Each of the three measures referenced in Sales Fancy Brands requires scanning Sales with a different filter over the Product[Brand] column. We know that horizontal fusion kicks in and merges the different scans. Indeed, looking at the Server Timings pane, there is only one storage engine query.

The datacache generated contains both the Product[Brand] and the Product[Color] columns as group-by columns. However, the storage engine query includes three columns that compute the same expression; this is inefficient because it multiplies by three both the calculation and the memory required to store the result.

The formula engine filters the datacache results and aggregates them by Product[Color] column. The time spent in the formula engine is tiny because the estimated number of rows in the datacache (266) is so small. The query plan shows that the same datacache produced by the horizontal fusion is used by five different DataPostFilter nodes.

Rewriting the measure to reduce materialization

The report we created shows only one measure, Sales Fancy Brands. Internally, the datacache materializes three different measures (Sales Contoso, Sales Fabrikam, and Sales Litware) that are summed by the formula engine. Each of these three measures computes Sales Amount internally, and after the horizontal fusion, the datacache includes three copies of the same value. This duplication of the data comes at a cost.

We can push the entire calculation to the storage engine by rewriting Sales Fancy Brands without relying on measures that must be merged by horizontal fusion in a single storage engine request.

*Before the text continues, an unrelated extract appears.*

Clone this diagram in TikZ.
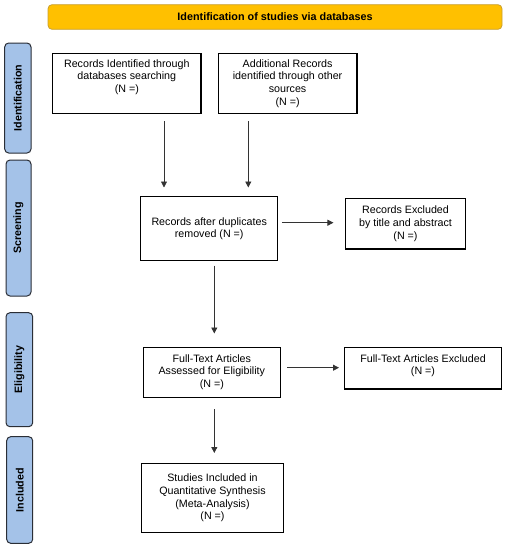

For example, we can express the same calculation with a single filter:

DEFINE
    MEASURE Sales[Sales Fancy Brands Optimized] = 
        CALCULATE ( 
            [Sales Amount],
            KEEPFILTERS ( 
                'Product'[Brand] IN { "Contoso", "Fabrikam", "Litware" } 
            )
        )

EVALUATE
SUMMARIZECOLUMNS (
    'Product'[Color],
    "Sales Fancy Brands Optimized", [Sales Fancy Brands Optimized]
)

The code in Sales Fancy Brands Optimized still relies on Sales Amount, but it no longer references the Sales Contoso, Sales Fabrikam, and Sales Litware specialized measures. Therefore, any change to the business logic in one of these three measures no longer propagates its effect to Sales Fancy Brands Optimized. In terms of code maintainability, this is a step backwards.

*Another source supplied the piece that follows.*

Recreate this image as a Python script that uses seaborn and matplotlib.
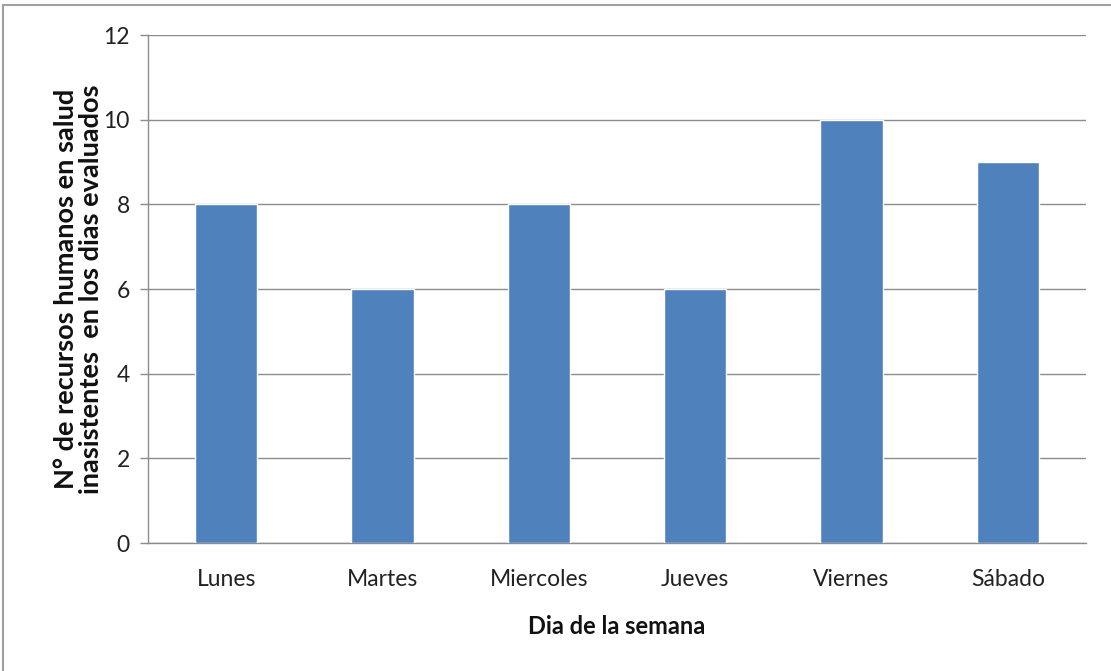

However, by writing the code with a single filter on Product[Brand], we no longer need the horizontal fusion optimization. In addition to that, VertiPaq no longer needs to group by Product[Brand], as the datacache is not read by multiple operators in the query plan. Moreover, there is a single evaluation of Sales Amount.

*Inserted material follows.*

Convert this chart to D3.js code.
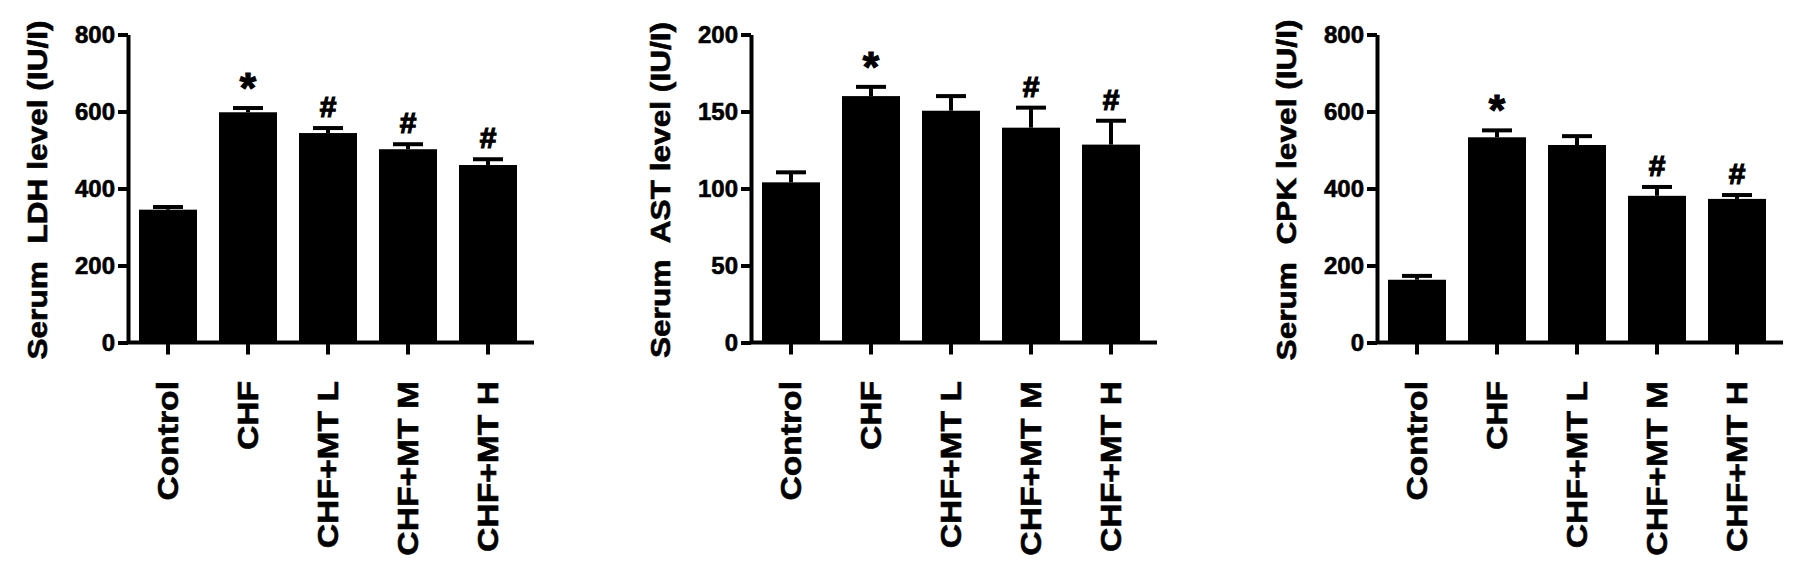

The xmSQL query runs much faster because there is a smaller materialization (19 rows and 2 columns instead of 266 rows and 5 columns), which also benefits the formula engine; indeed, the latter a more straightforward query plan and a reduced number of operations required.

Besides, the speed of this latter measure does not depend on the number of brands selected. The price to pay is always that of a single fact table scan. On the other hand, if we rely only on fusion, each additional calculation requires one more column to be computed and more operators in the formula engine.

Conclusion

Fusion is a beautiful optimization by the Tabular engine. However, when required, it is possible to apply more extreme optimization approaches that might produce code redundancy in different measures, with an impact on the maintainability of the solution.